Somebody told me a couple of weeks ago that I don’t seem like an insecure guy. Maybe I’m not. But I want to do right by you. All of you. It’s completely naive and idealistic and impossible. It’s exhausting at times, and about every two weeks I want to secede from society. I want to pull into my shell just so I can breathe.

You people invariably coax me out again. Today, dozens of you took a second to wish me a happy birthday, in the midst of a stressful, eat-at-your-desk, student-protest-outside-the-window, what-the-hell-am-I-doing kind of Tuesday. Facebook, of course, has made the casual friendship so easy that even I can do it now, but still—you took a couple seconds out of your day to brighten mine. Why did you do that? Maybe you’re thinking it’s not big deal, but I smiled through the sporadic train wrecks of the day because you decided to burn a moment on me.

Do you realize what that is? There’s a word for it, one we use in a million wrong ways and are too often afraid to use right. Yup. That one.

So I’ll say it, and may your cheeks burn to hear it: I love you. Yes, even you. And don’t worry if you were about to let me have it regarding something I said or did. Go ahead. It’s gonna be okay; I’ve got it all planned out.

The Exquisite Ache of Loving

While we were visiting friends in Michigan last weekend, they were saying goodbye to a loved one. We offered to stay away — to not burden them with guest beds and towels and six extra mouths to feed. They insisted we come, to share what they had to give. “We may have to leave for a few hours,” said the wife and mother of three. “And we may eat hot dogs,” said the husband and father.

I don’t want this to come across the wrong way — like taking pleasure in pain — but there is something beautiful about being invited to share in the sorrows of another. I’ve said before: it’s easy to share in the good times — anyone can do that. But vulnerability requires trust, and real empathy is hard work. The intimacy of a family drawing together at the close of a life can be deeply moving, and in this case, the opportunity for us to share these moments and to feel strong and useful, able to listen and to be leaned upon, was a source of great peace and joy to me.

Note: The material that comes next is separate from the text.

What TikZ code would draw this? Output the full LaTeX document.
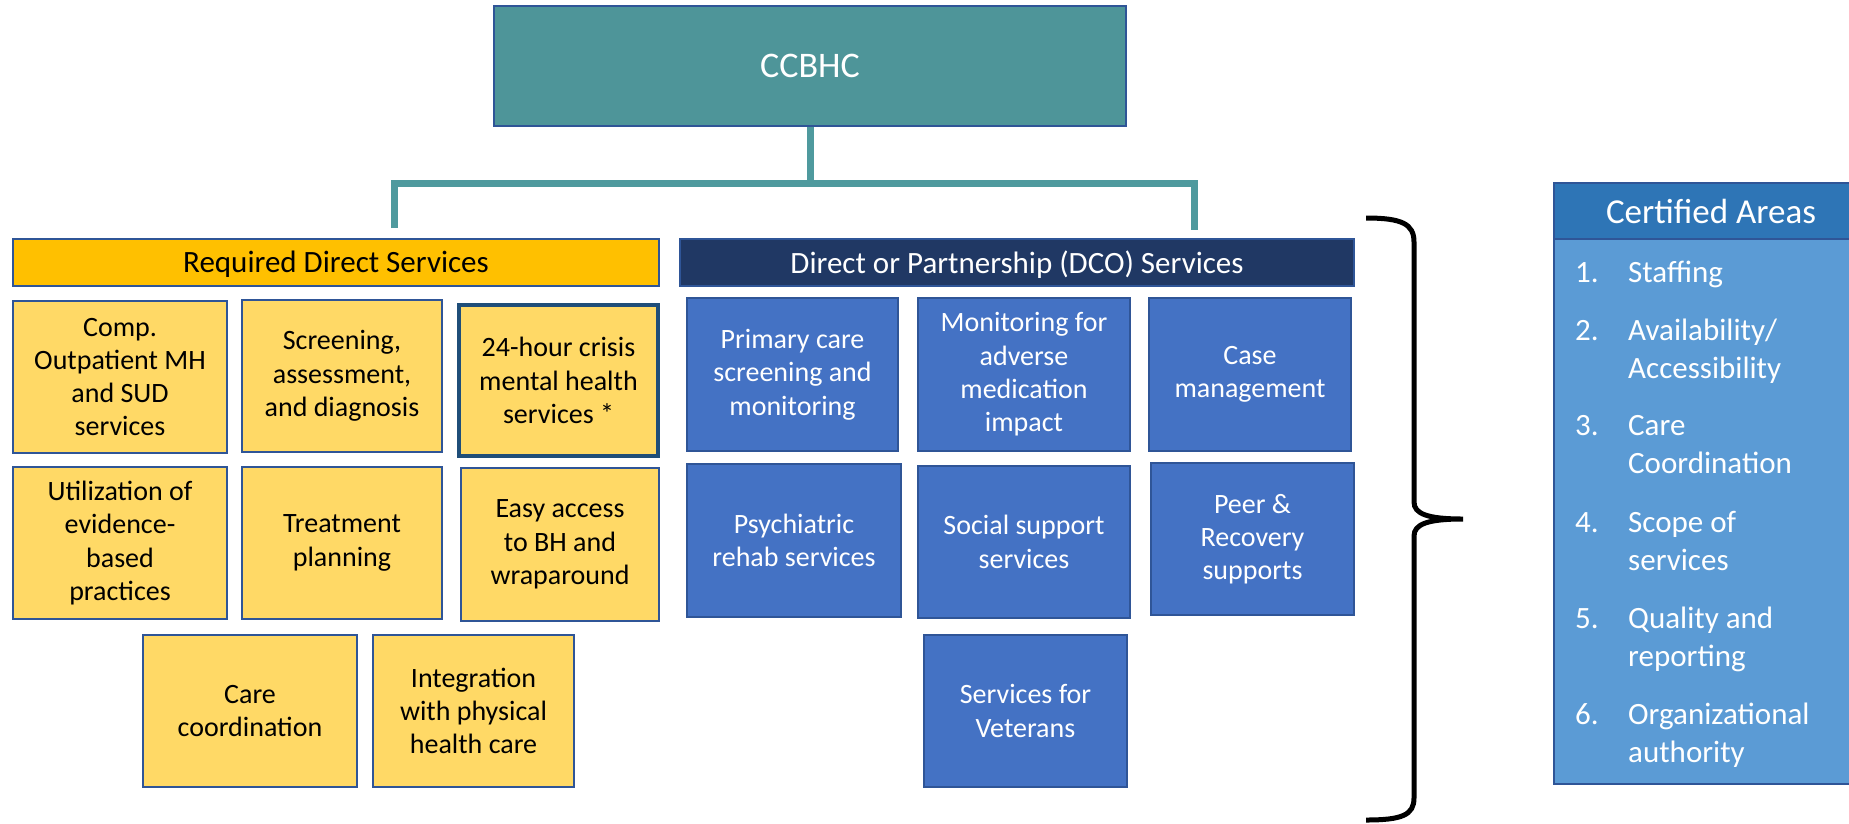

Like all hard labor for a good end, the ache I feel for our friends brings with it a little smile — the result of shared and genuine emotion, of loving and being loved.

Does that make sense? I commented to a friend not long ago that genuine emotion seems to be a rare thing. And I know for my part that I am a sponge for it — I’ll soak any source ’til I’m dripping (usually from the eyes). Our work-a-day lives too often require cold calculation and compromise, a daily quest for the brightest shade of grey. A splash of color — even the deepest of blues — resonates, and we are grateful.

Thank you, friends, for sharing your lives with us. We love you.